Dataset extract
###
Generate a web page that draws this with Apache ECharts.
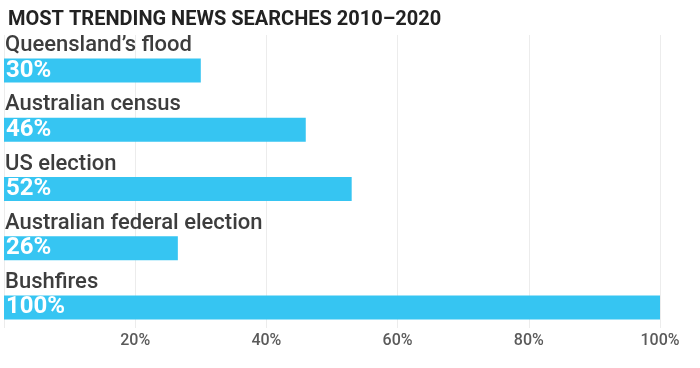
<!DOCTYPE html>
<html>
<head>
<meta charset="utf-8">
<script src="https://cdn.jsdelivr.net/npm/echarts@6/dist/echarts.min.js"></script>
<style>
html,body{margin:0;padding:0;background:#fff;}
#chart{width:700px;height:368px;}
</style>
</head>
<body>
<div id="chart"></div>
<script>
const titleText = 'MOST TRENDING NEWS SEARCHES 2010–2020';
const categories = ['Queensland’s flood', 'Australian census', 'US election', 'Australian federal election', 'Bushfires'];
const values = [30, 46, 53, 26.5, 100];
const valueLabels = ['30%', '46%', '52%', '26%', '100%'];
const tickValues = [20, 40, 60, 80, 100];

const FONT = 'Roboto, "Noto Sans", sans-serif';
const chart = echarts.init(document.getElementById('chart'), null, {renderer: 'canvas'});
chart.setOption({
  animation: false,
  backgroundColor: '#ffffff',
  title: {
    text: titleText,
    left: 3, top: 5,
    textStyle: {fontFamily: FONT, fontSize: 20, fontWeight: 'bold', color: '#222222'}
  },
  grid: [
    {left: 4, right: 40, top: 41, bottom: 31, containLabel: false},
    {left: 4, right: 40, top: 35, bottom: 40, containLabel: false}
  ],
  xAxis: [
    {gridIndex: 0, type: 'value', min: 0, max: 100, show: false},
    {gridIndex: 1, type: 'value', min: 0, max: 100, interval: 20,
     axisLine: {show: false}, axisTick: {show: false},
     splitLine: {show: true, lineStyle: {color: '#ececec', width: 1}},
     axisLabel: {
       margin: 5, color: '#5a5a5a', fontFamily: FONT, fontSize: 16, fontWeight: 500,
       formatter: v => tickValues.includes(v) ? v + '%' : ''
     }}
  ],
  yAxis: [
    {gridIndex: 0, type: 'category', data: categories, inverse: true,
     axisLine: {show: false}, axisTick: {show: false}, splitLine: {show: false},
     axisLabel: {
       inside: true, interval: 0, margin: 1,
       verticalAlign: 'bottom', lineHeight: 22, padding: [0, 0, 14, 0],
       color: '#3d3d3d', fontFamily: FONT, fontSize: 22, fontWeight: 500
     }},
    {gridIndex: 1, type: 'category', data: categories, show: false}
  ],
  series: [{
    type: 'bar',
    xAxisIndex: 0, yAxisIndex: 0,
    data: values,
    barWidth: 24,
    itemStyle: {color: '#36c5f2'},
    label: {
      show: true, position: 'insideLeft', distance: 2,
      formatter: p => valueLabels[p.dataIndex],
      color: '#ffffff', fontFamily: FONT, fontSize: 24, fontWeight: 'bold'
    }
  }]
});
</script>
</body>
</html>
###
Instructions for the task
Reproduce the material above from its first line through the line containing "const tickValues = [20, 40, 60, 80, 100];", both ends included, and skip every picture.

Task result
Generate a web page that draws this with Apache ECharts.
<!DOCTYPE html>
<html>
<head>
<meta charset="utf-8">
<script src="https://cdn.jsdelivr.net/npm/echarts@6/dist/echarts.min.js"></script>
<style>
html,body{margin:0;padding:0;background:#fff;}
#chart{width:700px;height:368px;}
</style>
</head>
<body>
<div id="chart"></div>
<script>
const titleText = 'MOST TRENDING NEWS SEARCHES 2010–2020';
const categories = ['Queensland’s flood', 'Australian census', 'US election', 'Australian federal election', 'Bushfires'];
const values = [30, 46, 53, 26.5, 100];
const valueLabels = ['30%', '46%', '52%', '26%', '100%'];
const tickValues = [20, 40, 60, 80, 100];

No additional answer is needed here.